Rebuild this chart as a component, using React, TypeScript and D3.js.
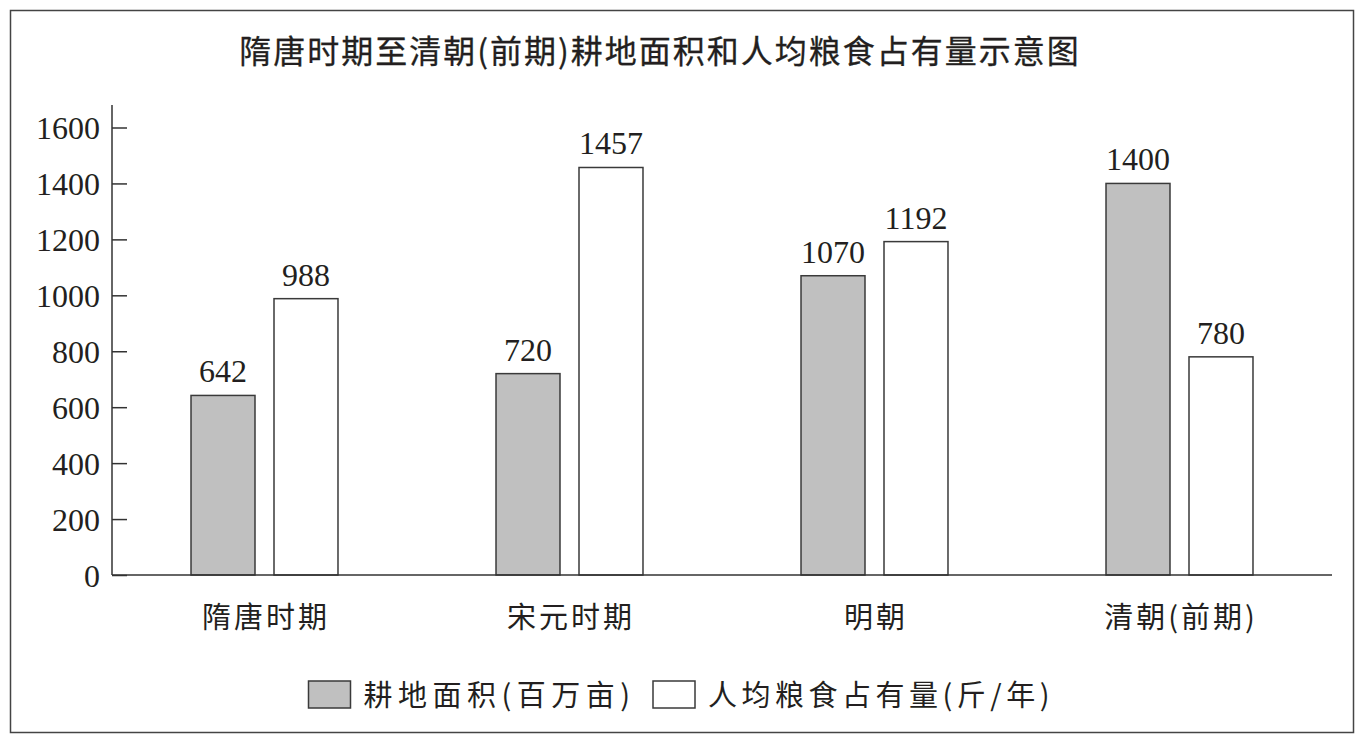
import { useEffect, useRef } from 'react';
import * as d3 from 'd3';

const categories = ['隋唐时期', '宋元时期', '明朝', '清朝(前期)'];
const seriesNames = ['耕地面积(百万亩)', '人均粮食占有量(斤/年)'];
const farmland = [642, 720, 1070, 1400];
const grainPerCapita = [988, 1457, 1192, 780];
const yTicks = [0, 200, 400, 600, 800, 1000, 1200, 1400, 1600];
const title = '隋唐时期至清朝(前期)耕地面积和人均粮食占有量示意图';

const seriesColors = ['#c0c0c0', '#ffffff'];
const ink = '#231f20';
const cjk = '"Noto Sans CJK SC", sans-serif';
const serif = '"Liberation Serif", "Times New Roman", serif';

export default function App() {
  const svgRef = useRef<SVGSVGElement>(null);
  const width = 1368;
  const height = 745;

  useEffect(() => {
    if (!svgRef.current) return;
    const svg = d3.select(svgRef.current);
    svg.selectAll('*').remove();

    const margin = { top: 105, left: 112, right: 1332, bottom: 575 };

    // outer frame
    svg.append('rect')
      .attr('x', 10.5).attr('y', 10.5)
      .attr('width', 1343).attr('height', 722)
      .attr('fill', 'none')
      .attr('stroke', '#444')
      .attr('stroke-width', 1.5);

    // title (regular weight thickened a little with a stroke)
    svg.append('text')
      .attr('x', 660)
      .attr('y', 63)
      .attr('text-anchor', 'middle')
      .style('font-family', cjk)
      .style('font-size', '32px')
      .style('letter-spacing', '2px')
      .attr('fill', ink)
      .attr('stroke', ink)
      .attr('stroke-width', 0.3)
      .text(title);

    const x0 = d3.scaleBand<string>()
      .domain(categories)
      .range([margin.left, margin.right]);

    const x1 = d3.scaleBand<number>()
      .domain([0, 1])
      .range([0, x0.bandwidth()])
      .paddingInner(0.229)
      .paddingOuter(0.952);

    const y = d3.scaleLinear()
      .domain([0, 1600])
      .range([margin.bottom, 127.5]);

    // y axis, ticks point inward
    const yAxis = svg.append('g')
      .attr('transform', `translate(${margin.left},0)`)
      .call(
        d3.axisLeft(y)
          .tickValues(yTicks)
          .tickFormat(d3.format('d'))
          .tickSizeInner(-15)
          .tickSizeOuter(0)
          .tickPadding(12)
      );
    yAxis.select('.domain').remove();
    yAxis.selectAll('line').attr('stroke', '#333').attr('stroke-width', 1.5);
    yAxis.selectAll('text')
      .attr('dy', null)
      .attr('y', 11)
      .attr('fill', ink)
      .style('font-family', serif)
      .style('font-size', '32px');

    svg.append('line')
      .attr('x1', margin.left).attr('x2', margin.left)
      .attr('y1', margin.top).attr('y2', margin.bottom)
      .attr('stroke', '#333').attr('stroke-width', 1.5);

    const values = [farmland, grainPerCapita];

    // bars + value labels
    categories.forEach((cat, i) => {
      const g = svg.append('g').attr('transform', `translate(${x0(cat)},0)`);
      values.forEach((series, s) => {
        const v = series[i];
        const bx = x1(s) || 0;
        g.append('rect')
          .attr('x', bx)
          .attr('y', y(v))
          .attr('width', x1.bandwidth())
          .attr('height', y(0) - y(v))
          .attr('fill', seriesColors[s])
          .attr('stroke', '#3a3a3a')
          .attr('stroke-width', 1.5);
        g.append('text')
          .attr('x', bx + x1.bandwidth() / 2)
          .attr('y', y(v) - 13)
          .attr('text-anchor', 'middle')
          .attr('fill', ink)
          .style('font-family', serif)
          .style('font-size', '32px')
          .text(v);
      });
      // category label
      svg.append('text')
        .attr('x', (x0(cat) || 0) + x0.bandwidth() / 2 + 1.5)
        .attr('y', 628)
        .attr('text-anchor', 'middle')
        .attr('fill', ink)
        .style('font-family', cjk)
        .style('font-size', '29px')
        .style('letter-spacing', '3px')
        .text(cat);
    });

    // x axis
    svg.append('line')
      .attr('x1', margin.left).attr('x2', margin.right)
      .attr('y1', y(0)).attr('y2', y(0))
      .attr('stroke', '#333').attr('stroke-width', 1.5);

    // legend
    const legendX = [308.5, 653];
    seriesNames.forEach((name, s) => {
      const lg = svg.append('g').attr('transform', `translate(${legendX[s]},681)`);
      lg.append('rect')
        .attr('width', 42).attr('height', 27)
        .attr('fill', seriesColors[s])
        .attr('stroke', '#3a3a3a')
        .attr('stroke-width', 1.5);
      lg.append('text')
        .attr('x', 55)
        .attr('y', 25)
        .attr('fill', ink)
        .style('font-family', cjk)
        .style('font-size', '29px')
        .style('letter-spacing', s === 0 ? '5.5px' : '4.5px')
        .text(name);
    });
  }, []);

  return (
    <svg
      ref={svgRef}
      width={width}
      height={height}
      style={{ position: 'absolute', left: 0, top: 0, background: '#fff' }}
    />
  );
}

┄┄┄┄┄┄

* [TASK DIRECTIONS] Return the material word for word. Pictures are not part of the copy.

* [COMPLETED EXERCISE]
Rebuild this chart as a component, using React, TypeScript and D3.js.
import { useEffect, useRef } from 'react';
import * as d3 from 'd3';

const categories = ['隋唐时期', '宋元时期', '明朝', '清朝(前期)'];
const seriesNames = ['耕地面积(百万亩)', '人均粮食占有量(斤/年)'];
const farmland = [642, 720, 1070, 1400];
const grainPerCapita = [988, 1457, 1192, 780];
const yTicks = [0, 200, 400, 600, 800, 1000, 1200, 1400, 1600];
const title = '隋唐时期至清朝(前期)耕地面积和人均粮食占有量示意图';

const seriesColors = ['#c0c0c0', '#ffffff'];
const ink = '#231f20';
const cjk = '"Noto Sans CJK SC", sans-serif';
const serif = '"Liberation Serif", "Times New Roman", serif';

export default function App() {
  const svgRef = useRef<SVGSVGElement>(null);
  const width = 1368;
  const height = 745;

  useEffect(() => {
    if (!svgRef.current) return;
    const svg = d3.select(svgRef.current);
    svg.selectAll('*').remove();

    const margin = { top: 105, left: 112, right: 1332, bottom: 575 };

    // outer frame
    svg.append('rect')
      .attr('x', 10.5).attr('y', 10.5)
      .attr('width', 1343).attr('height', 722)
      .attr('fill', 'none')
      .attr('stroke', '#444')
      .attr('stroke-width', 1.5);

    // title (regular weight thickened a little with a stroke)
    svg.append('text')
      .attr('x', 660)
      .attr('y', 63)
      .attr('text-anchor', 'middle')
      .style('font-family', cjk)
      .style('font-size', '32px')
      .style('letter-spacing', '2px')
      .attr('fill', ink)
      .attr('stroke', ink)
      .attr('stroke-width', 0.3)
      .text(title);

    const x0 = d3.scaleBand<string>()
      .domain(categories)
      .range([margin.left, margin.right]);

    const x1 = d3.scaleBand<number>()
      .domain([0, 1])
      .range([0, x0.bandwidth()])
      .paddingInner(0.229)
      .paddingOuter(0.952);

    const y = d3.scaleLinear()
      .domain([0, 1600])
      .range([margin.bottom, 127.5]);

    // y axis, ticks point inward
    const yAxis = svg.append('g')
      .attr('transform', `translate(${margin.left},0)`)
      .call(
        d3.axisLeft(y)
          .tickValues(yTicks)
          .tickFormat(d3.format('d'))
          .tickSizeInner(-15)
          .tickSizeOuter(0)
          .tickPadding(12)
      );
    yAxis.select('.domain').remove();
    yAxis.selectAll('line').attr('stroke', '#333').attr('stroke-width', 1.5);
    yAxis.selectAll('text')
      .attr('dy', null)
      .attr('y', 11)
      .attr('fill', ink)
      .style('font-family', serif)
      .style('font-size', '32px');

    svg.append('line')
      .attr('x1', margin.left).attr('x2', margin.left)
      .attr('y1', margin.top).attr('y2', margin.bottom)
      .attr('stroke', '#333').attr('stroke-width', 1.5);

    const values = [farmland, grainPerCapita];

    // bars + value labels
    categories.forEach((cat, i) => {
      const g = svg.append('g').attr('transform', `translate(${x0(cat)},0)`);
      values.forEach((series, s) => {
        const v = series[i];
        const bx = x1(s) || 0;
        g.append('rect')
          .attr('x', bx)
          .attr('y', y(v))
          .attr('width', x1.bandwidth())
          .attr('height', y(0) - y(v))
          .attr('fill', seriesColors[s])
          .attr('stroke', '#3a3a3a')
          .attr('stroke-width', 1.5);
        g.append('text')
          .attr('x', bx + x1.bandwidth() / 2)
          .attr('y', y(v) - 13)
          .attr('text-anchor', 'middle')
          .attr('fill', ink)
          .style('font-family', serif)
          .style('font-size', '32px')
          .text(v);
      });
      // category label
      svg.append('text')
        .attr('x', (x0(cat) || 0) + x0.bandwidth() / 2 + 1.5)
        .attr('y', 628)
        .attr('text-anchor', 'middle')
        .attr('fill', ink)
        .style('font-family', cjk)
        .style('font-size', '29px')
        .style('letter-spacing', '3px')
        .text(cat);
    });

    // x axis
    svg.append('line')
      .attr('x1', margin.left).attr('x2', margin.right)
      .attr('y1', y(0)).attr('y2', y(0))
      .attr('stroke', '#333').attr('stroke-width', 1.5);

    // legend
    const legendX = [308.5, 653];
    seriesNames.forEach((name, s) => {
      const lg = svg.append('g').attr('transform', `translate(${legendX[s]},681)`);
      lg.append('rect')
        .attr('width', 42).attr('height', 27)
        .attr('fill', seriesColors[s])
        .attr('stroke', '#3a3a3a')
        .attr('stroke-width', 1.5);
      lg.append('text')
        .attr('x', 55)
        .attr('y', 25)
        .attr('fill', ink)
        .style('font-family', cjk)
        .style('font-size', '29px')
        .style('letter-spacing', s === 0 ? '5.5px' : '4.5px')
        .text(name);
    });
  }, []);

  return (
    <svg
      ref={svgRef}
      width={width}
      height={height}
      style={{ position: 'absolute', left: 0, top: 0, background: '#fff' }}
    />
  );
}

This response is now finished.